STORED DATA
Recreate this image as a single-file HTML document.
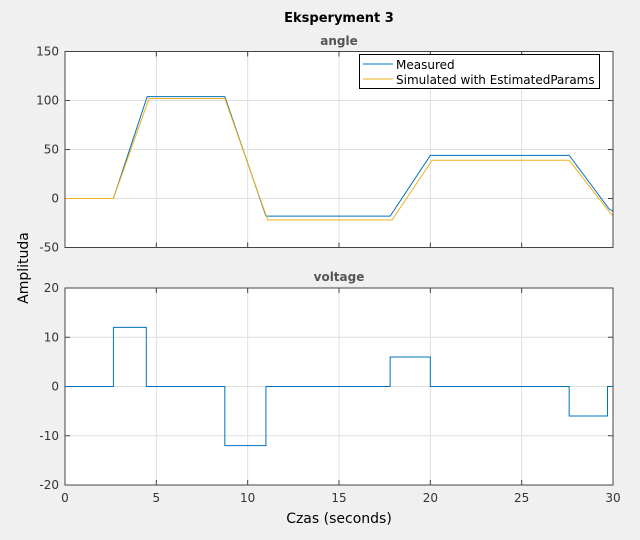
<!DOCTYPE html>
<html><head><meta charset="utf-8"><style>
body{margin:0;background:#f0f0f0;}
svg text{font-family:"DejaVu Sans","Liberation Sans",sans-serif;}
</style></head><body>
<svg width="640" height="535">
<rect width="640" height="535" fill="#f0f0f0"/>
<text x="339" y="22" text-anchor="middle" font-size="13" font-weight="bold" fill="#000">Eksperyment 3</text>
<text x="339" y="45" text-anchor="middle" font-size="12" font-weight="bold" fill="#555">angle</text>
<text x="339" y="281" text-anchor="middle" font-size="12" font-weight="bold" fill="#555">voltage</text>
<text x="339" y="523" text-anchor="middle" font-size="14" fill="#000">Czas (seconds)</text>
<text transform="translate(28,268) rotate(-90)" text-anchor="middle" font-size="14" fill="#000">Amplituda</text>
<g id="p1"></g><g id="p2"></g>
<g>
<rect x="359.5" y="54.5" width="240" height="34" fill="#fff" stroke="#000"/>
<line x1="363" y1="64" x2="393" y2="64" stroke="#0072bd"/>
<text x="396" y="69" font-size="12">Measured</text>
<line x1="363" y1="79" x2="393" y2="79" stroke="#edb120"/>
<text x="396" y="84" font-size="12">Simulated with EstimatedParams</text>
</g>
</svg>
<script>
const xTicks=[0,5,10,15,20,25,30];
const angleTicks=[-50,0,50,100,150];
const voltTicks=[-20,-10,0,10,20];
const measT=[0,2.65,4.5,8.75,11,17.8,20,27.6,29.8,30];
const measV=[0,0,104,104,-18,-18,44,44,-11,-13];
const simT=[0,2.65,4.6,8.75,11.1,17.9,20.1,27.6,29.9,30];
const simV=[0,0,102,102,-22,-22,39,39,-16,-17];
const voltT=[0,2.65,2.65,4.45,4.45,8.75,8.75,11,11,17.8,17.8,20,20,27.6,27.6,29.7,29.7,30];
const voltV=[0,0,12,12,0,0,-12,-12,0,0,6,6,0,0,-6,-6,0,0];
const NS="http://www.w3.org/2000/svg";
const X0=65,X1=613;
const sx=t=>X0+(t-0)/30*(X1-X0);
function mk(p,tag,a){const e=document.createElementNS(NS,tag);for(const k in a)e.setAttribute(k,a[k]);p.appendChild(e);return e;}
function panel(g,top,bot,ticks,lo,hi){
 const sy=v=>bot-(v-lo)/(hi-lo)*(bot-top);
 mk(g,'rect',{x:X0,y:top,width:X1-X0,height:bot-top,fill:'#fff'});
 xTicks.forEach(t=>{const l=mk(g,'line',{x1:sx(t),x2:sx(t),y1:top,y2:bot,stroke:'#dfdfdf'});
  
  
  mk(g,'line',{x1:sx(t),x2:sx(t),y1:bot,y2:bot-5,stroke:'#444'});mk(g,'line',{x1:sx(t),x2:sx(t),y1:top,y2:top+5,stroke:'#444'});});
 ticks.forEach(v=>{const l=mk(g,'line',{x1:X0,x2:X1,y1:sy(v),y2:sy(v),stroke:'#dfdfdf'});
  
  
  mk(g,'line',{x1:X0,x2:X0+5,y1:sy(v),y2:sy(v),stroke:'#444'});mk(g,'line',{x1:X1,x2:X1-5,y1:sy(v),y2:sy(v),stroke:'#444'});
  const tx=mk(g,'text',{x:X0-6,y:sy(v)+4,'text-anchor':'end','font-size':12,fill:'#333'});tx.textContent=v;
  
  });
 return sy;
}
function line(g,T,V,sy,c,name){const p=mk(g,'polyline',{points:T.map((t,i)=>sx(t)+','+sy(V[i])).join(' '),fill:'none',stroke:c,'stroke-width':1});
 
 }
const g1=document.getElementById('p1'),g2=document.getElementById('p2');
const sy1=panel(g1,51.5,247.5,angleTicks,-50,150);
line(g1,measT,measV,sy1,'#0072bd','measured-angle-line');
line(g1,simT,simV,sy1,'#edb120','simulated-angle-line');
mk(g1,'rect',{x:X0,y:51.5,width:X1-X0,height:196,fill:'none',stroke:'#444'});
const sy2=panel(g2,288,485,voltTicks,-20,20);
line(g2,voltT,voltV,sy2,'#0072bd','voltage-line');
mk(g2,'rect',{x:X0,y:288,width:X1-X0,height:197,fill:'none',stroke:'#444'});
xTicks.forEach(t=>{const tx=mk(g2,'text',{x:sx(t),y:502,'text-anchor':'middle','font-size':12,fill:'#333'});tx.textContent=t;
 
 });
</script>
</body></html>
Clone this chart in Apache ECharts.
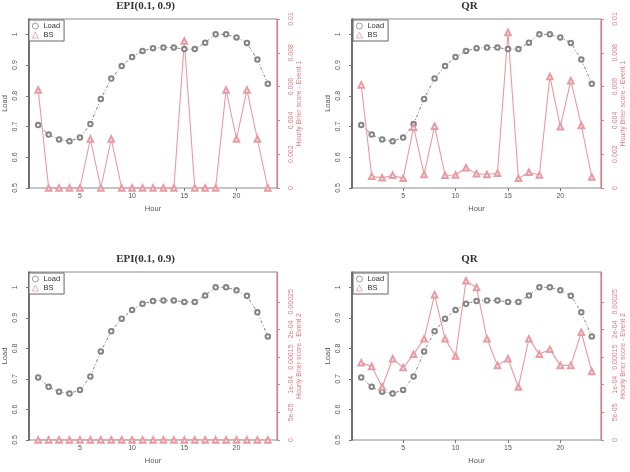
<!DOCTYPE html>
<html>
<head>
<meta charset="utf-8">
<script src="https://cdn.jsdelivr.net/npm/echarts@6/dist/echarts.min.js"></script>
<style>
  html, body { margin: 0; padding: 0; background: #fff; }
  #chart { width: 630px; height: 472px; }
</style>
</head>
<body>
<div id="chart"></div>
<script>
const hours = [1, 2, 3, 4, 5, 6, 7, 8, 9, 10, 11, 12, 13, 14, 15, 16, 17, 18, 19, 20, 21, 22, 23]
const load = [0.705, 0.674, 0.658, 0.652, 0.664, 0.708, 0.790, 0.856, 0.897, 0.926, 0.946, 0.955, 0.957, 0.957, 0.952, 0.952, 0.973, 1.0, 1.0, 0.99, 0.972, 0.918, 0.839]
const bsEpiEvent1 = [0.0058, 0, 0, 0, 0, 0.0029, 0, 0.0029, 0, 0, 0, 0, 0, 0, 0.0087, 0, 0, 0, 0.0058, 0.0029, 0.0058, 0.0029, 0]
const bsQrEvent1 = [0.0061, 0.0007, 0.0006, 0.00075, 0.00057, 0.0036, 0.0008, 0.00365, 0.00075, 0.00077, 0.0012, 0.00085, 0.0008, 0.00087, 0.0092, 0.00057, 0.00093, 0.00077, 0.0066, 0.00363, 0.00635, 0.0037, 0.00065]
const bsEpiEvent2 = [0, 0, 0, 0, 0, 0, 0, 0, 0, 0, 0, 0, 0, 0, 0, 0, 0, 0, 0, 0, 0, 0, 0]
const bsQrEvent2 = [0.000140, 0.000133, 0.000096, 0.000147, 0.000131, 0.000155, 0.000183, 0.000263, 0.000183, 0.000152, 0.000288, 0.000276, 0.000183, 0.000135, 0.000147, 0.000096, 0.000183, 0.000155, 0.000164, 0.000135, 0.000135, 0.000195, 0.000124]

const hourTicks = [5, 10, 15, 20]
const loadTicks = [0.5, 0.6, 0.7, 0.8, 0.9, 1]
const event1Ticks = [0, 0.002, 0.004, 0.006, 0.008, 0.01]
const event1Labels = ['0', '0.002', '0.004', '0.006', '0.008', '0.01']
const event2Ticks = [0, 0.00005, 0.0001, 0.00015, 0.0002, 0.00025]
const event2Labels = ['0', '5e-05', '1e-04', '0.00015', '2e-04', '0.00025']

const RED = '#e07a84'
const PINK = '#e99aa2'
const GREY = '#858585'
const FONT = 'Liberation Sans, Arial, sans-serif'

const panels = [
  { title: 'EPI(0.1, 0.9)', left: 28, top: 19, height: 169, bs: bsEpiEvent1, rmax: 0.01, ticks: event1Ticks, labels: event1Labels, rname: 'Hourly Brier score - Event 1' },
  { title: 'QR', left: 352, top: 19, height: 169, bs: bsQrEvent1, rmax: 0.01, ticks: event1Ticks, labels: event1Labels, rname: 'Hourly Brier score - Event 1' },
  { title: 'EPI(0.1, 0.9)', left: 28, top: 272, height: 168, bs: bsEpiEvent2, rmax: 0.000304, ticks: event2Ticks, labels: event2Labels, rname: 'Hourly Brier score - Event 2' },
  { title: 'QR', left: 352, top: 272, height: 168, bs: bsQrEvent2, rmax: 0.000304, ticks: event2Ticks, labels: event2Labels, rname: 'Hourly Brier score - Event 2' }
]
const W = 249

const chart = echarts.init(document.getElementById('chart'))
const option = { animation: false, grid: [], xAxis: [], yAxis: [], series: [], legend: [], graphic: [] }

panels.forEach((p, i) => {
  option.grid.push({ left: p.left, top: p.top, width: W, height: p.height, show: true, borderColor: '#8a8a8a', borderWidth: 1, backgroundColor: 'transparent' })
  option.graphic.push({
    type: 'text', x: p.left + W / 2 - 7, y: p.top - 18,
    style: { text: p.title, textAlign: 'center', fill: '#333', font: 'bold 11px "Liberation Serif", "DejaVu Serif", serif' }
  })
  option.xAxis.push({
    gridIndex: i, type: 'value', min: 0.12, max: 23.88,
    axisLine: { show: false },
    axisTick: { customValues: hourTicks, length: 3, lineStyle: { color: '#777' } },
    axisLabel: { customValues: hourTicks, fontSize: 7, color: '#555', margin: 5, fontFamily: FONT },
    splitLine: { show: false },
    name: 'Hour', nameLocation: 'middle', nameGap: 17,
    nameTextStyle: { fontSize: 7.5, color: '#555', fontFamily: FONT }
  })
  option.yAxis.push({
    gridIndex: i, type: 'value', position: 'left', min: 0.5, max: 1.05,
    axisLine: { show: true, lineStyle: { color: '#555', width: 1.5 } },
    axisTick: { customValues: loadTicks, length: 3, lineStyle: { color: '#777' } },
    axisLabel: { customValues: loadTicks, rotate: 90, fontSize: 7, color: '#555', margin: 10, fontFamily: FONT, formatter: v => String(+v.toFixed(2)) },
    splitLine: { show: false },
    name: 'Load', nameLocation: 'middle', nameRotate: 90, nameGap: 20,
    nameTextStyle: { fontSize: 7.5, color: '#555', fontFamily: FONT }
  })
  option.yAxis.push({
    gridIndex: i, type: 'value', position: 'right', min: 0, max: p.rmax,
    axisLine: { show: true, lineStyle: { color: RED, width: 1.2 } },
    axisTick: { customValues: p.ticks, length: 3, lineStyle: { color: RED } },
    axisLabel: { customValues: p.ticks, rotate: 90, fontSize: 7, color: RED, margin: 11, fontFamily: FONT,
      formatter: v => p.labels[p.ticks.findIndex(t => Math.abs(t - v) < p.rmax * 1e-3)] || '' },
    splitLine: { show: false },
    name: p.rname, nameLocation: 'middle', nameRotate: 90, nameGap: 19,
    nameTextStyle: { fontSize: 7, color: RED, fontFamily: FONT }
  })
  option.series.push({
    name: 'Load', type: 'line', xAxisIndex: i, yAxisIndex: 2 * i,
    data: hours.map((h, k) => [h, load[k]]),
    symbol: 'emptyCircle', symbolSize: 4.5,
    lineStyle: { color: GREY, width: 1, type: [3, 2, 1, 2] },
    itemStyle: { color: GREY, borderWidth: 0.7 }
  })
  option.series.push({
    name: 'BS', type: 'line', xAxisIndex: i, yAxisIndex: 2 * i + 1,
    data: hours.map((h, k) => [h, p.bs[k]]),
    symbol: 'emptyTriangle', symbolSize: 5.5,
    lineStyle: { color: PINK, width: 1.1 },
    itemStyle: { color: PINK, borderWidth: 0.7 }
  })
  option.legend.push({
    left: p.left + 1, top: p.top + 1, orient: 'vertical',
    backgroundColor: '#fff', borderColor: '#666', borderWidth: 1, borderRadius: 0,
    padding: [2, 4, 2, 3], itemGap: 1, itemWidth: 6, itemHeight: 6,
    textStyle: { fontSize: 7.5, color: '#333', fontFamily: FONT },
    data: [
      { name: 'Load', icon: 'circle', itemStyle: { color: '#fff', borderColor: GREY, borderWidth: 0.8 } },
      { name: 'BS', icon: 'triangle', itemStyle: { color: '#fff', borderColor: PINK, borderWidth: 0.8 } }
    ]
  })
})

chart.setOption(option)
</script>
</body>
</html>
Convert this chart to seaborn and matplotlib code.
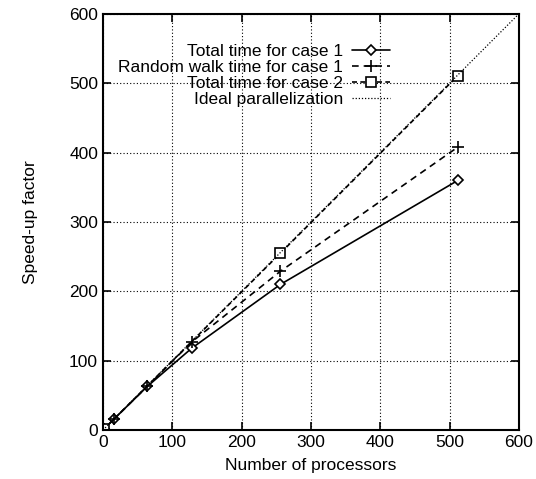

STATED EXERCISE
Reproduce exactly, and only, the lines from the one containing "Clone this chart in Apache ECharts." through the one containing "const FONT = 'Liberation", including both; leave out any pictures.

TASK SOLUTION
Clone this chart in Apache ECharts.
<!DOCTYPE html>
<html>
<head>
<meta charset="utf-8">
<script src="https://cdn.jsdelivr.net/npm/echarts@6/dist/echarts.min.js"></script>
<style>
  html, body { margin: 0; padding: 0; background: #fff; }
  #chart { width: 630px; height: 472px; }
</style>
</head>
<body>
<div id="chart"></div>
<script>
const hours = [1, 2, 3, 4, 5, 6, 7, 8, 9, 10, 11, 12, 13, 14, 15, 16, 17, 18, 19, 20, 21, 22, 23]
const load = [0.705, 0.674, 0.658, 0.652, 0.664, 0.708, 0.790, 0.856, 0.897, 0.926, 0.946, 0.955, 0.957, 0.957, 0.952, 0.952, 0.973, 1.0, 1.0, 0.99, 0.972, 0.918, 0.839]
const bsEpiEvent1 = [0.0058, 0, 0, 0, 0, 0.0029, 0, 0.0029, 0, 0, 0, 0, 0, 0, 0.0087, 0, 0, 0, 0.0058, 0.0029, 0.0058, 0.0029, 0]
const bsQrEvent1 = [0.0061, 0.0007, 0.0006, 0.00075, 0.00057, 0.0036, 0.0008, 0.00365, 0.00075, 0.00077, 0.0012, 0.00085, 0.0008, 0.00087, 0.0092, 0.00057, 0.00093, 0.00077, 0.0066, 0.00363, 0.00635, 0.0037, 0.00065]
const bsEpiEvent2 = [0, 0, 0, 0, 0, 0, 0, 0, 0, 0, 0, 0, 0, 0, 0, 0, 0, 0, 0, 0, 0, 0, 0]
const bsQrEvent2 = [0.000140, 0.000133, 0.000096, 0.000147, 0.000131, 0.000155, 0.000183, 0.000263, 0.000183, 0.000152, 0.000288, 0.000276, 0.000183, 0.000135, 0.000147, 0.000096, 0.000183, 0.000155, 0.000164, 0.000135, 0.000135, 0.000195, 0.000124]

const hourTicks = [5, 10, 15, 20]
const loadTicks = [0.5, 0.6, 0.7, 0.8, 0.9, 1]
const event1Ticks = [0, 0.002, 0.004, 0.006, 0.008, 0.01]
const event1Labels = ['0', '0.002', '0.004', '0.006', '0.008', '0.01']
const event2Ticks = [0, 0.00005, 0.0001, 0.00015, 0.0002, 0.00025]
const event2Labels = ['0', '5e-05', '1e-04', '0.00015', '2e-04', '0.00025']

const RED = '#e07a84'
const PINK = '#e99aa2'
const GREY = '#858585'
const FONT = 'Liberation Sans, Arial, sans-serif'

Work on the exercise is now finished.